# [Written problem]
Every line from the one with "Clone this chart" to the one with "const ulmFee = [88, 280, 280];", including those two, is to be copied exactly; all other lines of the entries below are left out.

# [Given entries]
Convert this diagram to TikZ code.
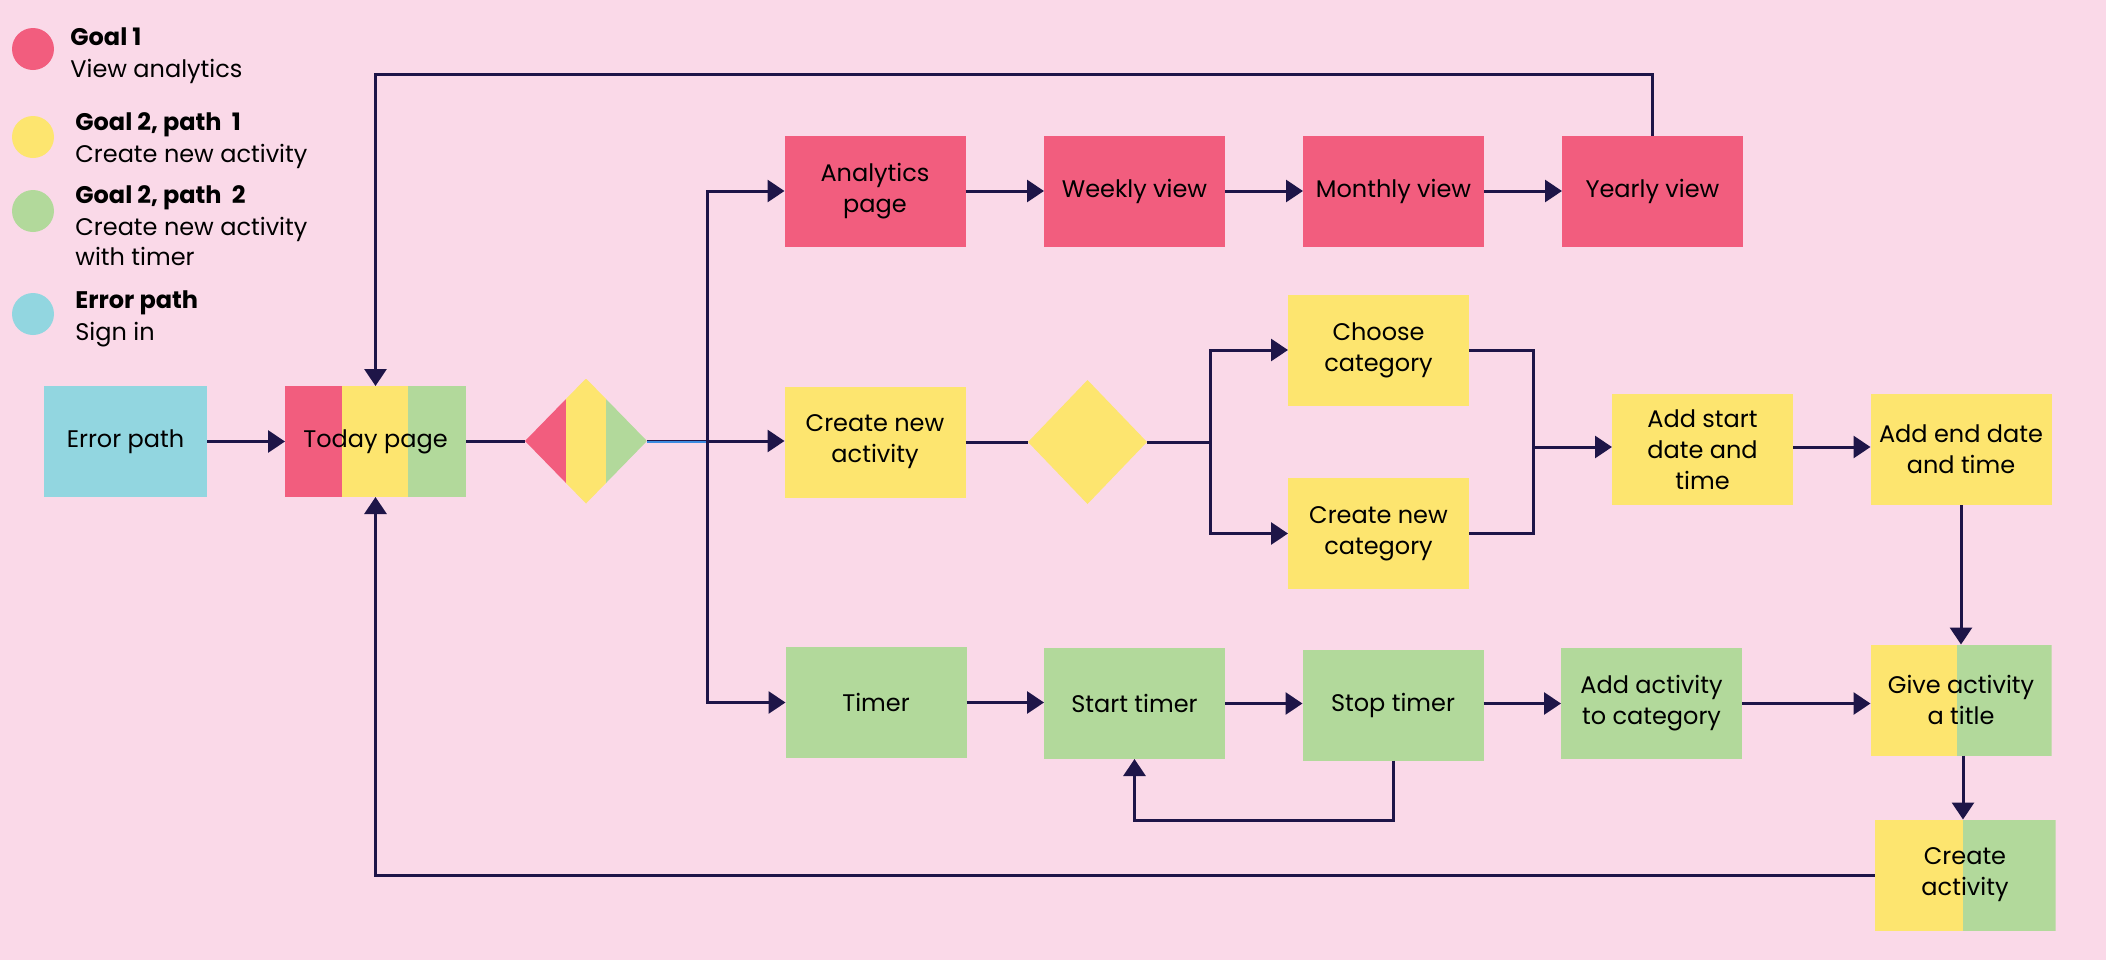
...
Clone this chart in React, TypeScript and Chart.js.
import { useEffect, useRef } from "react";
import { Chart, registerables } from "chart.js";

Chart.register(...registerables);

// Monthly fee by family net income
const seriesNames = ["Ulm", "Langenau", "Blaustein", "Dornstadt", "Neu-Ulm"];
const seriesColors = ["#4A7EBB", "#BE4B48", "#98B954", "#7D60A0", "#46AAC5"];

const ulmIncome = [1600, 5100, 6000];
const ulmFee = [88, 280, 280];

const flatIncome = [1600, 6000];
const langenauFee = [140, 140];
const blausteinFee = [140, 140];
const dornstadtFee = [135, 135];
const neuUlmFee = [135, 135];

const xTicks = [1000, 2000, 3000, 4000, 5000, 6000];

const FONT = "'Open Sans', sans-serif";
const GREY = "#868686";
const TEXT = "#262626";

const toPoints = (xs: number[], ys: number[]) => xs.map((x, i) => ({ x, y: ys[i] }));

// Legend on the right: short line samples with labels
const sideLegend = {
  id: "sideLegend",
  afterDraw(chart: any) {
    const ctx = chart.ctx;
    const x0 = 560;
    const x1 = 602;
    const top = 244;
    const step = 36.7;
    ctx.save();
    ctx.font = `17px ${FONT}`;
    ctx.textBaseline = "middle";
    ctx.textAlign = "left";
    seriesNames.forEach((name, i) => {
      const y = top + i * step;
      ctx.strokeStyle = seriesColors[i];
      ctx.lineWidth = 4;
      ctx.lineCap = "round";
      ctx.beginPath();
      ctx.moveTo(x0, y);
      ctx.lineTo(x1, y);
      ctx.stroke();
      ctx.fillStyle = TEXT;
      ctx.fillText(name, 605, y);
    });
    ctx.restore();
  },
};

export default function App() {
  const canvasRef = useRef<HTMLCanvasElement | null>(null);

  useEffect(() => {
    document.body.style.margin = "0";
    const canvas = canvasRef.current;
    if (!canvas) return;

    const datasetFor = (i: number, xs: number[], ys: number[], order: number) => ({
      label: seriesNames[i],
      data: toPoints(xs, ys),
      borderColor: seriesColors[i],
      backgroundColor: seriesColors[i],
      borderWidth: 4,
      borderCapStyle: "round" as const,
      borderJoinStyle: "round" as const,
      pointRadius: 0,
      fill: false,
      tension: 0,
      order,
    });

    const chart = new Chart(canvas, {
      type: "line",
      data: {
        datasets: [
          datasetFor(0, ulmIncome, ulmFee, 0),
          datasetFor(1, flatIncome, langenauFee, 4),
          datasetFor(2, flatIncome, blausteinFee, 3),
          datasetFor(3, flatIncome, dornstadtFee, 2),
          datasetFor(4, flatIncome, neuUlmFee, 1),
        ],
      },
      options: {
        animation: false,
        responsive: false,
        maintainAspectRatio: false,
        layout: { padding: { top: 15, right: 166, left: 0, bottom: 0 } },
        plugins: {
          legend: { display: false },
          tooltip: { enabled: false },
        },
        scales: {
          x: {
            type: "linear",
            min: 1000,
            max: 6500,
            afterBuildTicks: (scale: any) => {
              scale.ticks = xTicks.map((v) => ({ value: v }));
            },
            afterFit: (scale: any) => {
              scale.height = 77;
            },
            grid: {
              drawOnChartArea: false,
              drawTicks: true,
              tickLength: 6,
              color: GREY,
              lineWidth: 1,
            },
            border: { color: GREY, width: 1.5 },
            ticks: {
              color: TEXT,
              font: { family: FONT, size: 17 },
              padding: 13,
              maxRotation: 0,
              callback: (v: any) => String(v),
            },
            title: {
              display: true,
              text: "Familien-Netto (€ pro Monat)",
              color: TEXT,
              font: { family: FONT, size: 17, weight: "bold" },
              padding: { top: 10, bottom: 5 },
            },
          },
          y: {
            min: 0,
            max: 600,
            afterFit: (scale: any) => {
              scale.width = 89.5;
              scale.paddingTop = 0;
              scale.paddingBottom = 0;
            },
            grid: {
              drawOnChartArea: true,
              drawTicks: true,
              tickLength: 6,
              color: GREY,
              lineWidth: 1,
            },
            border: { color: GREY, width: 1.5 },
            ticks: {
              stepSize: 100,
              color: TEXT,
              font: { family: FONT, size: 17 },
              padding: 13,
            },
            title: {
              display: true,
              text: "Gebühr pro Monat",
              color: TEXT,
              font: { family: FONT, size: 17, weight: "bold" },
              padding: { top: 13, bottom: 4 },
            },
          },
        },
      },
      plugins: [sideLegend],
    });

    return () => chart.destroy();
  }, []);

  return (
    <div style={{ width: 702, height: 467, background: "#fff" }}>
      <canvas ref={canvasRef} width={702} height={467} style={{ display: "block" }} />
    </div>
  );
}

# [Exercise output]
Clone this chart in React, TypeScript and Chart.js.
import { useEffect, useRef } from "react";
import { Chart, registerables } from "chart.js";

Chart.register(...registerables);

// Monthly fee by family net income
const seriesNames = ["Ulm", "Langenau", "Blaustein", "Dornstadt", "Neu-Ulm"];
const seriesColors = ["#4A7EBB", "#BE4B48", "#98B954", "#7D60A0", "#46AAC5"];

const ulmIncome = [1600, 5100, 6000];
const ulmFee = [88, 280, 280];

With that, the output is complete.